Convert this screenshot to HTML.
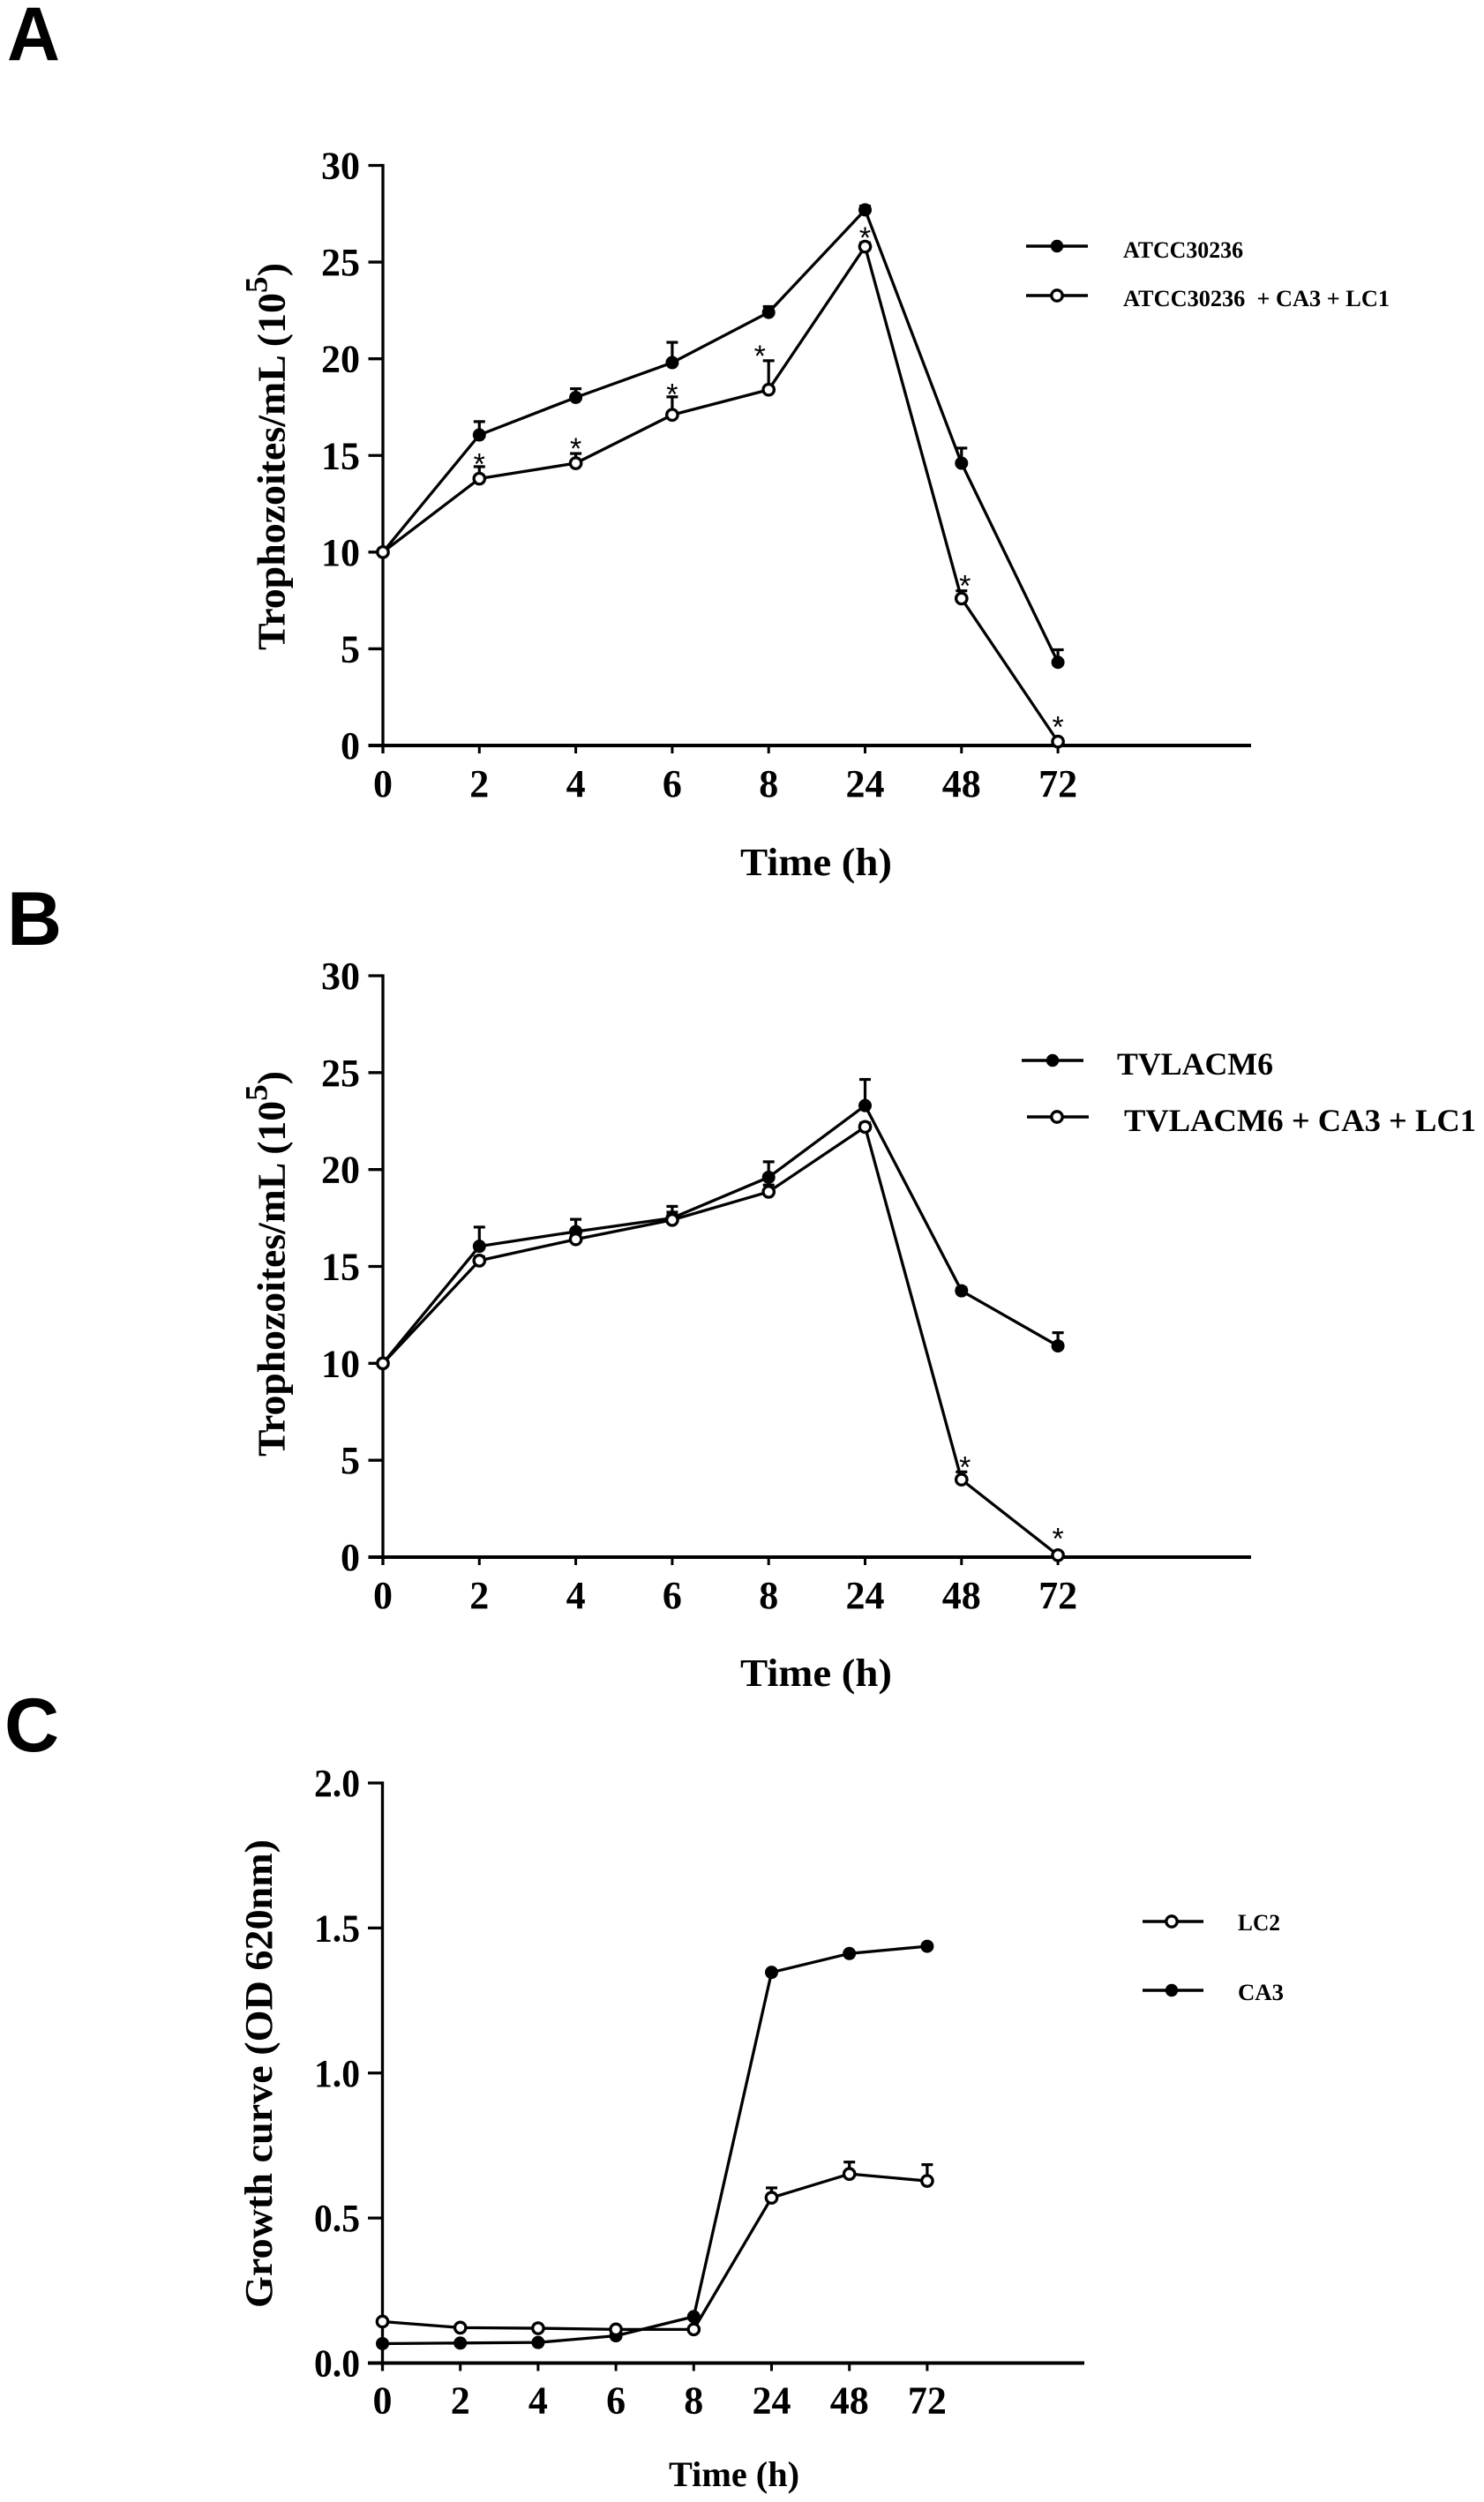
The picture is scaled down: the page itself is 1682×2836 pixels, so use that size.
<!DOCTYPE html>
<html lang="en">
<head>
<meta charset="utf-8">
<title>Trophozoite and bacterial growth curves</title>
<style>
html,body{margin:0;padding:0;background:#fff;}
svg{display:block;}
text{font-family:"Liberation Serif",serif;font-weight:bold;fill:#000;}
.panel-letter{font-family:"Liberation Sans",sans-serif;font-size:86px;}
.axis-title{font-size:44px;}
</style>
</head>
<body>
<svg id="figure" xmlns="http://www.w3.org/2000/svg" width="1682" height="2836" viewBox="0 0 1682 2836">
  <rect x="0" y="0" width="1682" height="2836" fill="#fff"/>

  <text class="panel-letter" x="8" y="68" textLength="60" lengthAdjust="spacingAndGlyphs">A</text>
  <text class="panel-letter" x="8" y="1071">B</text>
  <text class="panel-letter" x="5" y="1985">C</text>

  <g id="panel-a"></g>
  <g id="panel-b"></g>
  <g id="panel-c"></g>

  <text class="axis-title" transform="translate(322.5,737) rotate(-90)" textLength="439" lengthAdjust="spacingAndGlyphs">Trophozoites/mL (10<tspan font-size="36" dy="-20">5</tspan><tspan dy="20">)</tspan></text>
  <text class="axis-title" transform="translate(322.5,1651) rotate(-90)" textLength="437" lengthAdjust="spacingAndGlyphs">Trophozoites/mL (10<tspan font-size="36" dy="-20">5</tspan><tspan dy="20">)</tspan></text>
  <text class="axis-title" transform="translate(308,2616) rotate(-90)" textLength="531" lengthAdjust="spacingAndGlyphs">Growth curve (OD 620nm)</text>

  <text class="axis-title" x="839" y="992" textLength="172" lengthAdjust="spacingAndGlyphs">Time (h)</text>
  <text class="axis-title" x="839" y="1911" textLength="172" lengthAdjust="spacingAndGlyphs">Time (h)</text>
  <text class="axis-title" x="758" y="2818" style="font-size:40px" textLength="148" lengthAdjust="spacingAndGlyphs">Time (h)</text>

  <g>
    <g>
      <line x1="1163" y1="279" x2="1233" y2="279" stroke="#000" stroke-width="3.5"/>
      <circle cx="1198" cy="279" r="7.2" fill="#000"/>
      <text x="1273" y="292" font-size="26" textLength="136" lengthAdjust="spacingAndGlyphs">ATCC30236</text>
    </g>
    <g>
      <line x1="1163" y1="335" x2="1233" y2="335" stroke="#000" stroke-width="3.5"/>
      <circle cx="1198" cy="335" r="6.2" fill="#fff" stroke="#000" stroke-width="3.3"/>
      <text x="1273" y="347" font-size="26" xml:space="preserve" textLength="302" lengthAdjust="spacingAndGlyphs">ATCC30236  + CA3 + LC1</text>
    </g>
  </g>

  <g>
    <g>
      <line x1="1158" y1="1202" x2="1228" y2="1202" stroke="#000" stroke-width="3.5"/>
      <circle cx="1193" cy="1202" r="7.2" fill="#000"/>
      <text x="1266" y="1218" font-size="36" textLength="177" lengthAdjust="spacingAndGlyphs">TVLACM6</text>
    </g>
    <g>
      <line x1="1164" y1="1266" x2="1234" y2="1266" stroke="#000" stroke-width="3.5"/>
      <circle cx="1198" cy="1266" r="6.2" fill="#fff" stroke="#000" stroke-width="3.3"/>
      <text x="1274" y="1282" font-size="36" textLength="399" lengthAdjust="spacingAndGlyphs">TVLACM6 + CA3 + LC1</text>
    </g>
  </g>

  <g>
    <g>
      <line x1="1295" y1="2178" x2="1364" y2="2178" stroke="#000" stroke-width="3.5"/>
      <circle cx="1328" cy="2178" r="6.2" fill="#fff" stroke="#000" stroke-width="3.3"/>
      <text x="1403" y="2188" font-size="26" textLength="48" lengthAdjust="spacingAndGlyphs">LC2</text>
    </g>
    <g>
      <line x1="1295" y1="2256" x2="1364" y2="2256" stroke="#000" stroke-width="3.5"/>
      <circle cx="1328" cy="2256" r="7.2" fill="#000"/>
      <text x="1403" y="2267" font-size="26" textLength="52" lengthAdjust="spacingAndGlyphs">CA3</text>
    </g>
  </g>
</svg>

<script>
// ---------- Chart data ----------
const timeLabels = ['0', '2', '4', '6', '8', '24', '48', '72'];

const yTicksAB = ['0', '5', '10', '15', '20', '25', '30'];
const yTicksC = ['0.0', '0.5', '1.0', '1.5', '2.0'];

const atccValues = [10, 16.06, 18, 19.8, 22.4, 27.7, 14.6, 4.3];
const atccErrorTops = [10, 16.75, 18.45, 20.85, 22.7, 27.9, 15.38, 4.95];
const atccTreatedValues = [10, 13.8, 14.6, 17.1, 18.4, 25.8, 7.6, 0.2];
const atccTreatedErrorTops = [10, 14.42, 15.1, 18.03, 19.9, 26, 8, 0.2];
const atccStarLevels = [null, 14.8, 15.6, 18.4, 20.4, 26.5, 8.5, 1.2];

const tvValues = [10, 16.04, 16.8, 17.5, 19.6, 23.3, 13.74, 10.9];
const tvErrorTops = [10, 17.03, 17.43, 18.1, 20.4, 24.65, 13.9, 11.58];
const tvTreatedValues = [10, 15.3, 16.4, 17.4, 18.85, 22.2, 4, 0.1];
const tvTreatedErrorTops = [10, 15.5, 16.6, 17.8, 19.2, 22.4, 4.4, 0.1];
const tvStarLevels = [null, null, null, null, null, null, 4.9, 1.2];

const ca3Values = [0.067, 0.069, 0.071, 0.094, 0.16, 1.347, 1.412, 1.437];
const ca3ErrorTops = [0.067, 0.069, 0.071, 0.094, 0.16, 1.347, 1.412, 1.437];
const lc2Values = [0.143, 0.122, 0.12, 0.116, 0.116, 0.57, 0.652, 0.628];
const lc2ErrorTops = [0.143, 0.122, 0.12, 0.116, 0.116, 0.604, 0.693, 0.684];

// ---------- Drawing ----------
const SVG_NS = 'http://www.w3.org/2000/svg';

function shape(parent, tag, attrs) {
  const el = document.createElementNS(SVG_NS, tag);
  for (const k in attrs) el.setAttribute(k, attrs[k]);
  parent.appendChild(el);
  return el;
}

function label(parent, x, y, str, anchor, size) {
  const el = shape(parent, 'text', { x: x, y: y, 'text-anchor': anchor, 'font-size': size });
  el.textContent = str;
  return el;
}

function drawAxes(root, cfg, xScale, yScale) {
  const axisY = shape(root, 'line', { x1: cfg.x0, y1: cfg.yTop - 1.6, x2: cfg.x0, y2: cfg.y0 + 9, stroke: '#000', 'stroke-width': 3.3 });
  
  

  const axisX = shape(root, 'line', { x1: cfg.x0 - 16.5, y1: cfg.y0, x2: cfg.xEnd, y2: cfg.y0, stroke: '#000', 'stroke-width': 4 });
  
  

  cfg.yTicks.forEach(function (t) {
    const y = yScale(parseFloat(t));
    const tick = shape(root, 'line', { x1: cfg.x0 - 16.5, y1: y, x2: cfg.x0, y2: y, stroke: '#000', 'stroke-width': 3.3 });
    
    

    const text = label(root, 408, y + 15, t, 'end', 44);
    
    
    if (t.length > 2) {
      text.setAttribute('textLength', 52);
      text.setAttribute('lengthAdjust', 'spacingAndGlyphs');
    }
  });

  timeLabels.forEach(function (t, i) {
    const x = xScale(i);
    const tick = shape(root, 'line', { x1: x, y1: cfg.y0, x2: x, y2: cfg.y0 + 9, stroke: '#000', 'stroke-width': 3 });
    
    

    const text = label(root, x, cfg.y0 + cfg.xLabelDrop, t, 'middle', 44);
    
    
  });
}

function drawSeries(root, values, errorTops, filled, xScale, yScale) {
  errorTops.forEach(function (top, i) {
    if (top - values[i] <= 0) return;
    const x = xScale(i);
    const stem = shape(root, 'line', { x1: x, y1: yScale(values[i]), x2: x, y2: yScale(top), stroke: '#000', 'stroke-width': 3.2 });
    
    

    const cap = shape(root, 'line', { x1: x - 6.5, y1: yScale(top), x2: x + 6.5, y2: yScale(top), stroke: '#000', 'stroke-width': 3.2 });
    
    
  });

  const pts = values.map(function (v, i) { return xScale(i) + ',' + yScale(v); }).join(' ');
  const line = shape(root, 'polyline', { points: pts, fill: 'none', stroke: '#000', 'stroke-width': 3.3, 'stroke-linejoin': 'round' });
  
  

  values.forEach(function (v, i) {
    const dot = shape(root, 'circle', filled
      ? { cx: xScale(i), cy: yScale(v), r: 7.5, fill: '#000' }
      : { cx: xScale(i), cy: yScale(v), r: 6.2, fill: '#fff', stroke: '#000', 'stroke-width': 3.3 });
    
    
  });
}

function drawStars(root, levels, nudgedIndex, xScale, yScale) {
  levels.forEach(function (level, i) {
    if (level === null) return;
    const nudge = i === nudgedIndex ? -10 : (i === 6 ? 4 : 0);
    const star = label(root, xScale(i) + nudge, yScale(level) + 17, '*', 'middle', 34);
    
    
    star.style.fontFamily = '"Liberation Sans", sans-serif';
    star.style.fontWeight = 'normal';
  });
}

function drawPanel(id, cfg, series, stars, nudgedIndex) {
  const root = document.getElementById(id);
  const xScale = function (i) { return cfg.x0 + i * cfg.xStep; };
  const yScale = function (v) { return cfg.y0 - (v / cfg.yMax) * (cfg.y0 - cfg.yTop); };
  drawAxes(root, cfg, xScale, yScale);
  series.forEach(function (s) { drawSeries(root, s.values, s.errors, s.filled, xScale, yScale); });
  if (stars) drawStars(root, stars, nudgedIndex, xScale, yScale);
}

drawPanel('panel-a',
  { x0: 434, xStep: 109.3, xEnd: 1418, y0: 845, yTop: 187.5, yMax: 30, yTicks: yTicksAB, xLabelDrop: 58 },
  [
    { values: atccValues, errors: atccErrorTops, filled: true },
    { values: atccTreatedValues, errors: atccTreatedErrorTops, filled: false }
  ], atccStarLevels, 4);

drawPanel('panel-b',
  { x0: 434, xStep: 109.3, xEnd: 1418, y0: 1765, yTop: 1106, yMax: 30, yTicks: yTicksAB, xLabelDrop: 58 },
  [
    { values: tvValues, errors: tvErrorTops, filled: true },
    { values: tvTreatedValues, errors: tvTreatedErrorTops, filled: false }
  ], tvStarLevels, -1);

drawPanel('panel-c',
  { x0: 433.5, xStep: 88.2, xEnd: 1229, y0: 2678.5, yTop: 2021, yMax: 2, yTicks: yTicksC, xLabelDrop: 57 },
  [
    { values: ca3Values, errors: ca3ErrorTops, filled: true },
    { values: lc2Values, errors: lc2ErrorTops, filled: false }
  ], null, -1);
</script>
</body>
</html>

**STATED TASK**
Reproduce the material above from its first line through the line containing "curve (OD 620nm)</text>", both ends included, and skip every picture.

**EXPECTED ANSWER**
Convert this screenshot to HTML.
The picture is scaled down: the page itself is 1682×2836 pixels, so use that size.
<!DOCTYPE html>
<html lang="en">
<head>
<meta charset="utf-8">
<title>Trophozoite and bacterial growth curves</title>
<style>
html,body{margin:0;padding:0;background:#fff;}
svg{display:block;}
text{font-family:"Liberation Serif",serif;font-weight:bold;fill:#000;}
.panel-letter{font-family:"Liberation Sans",sans-serif;font-size:86px;}
.axis-title{font-size:44px;}
</style>
</head>
<body>
<svg id="figure" xmlns="http://www.w3.org/2000/svg" width="1682" height="2836" viewBox="0 0 1682 2836">
  <rect x="0" y="0" width="1682" height="2836" fill="#fff"/>

  <text class="panel-letter" x="8" y="68" textLength="60" lengthAdjust="spacingAndGlyphs">A</text>
  <text class="panel-letter" x="8" y="1071">B</text>
  <text class="panel-letter" x="5" y="1985">C</text>

  <g id="panel-a"></g>
  <g id="panel-b"></g>
  <g id="panel-c"></g>

  <text class="axis-title" transform="translate(322.5,737) rotate(-90)" textLength="439" lengthAdjust="spacingAndGlyphs">Trophozoites/mL (10<tspan font-size="36" dy="-20">5</tspan><tspan dy="20">)</tspan></text>
  <text class="axis-title" transform="translate(322.5,1651) rotate(-90)" textLength="437" lengthAdjust="spacingAndGlyphs">Trophozoites/mL (10<tspan font-size="36" dy="-20">5</tspan><tspan dy="20">)</tspan></text>
  <text class="axis-title" transform="translate(308,2616) rotate(-90)" textLength="531" lengthAdjust="spacingAndGlyphs">Growth curve (OD 620nm)</text>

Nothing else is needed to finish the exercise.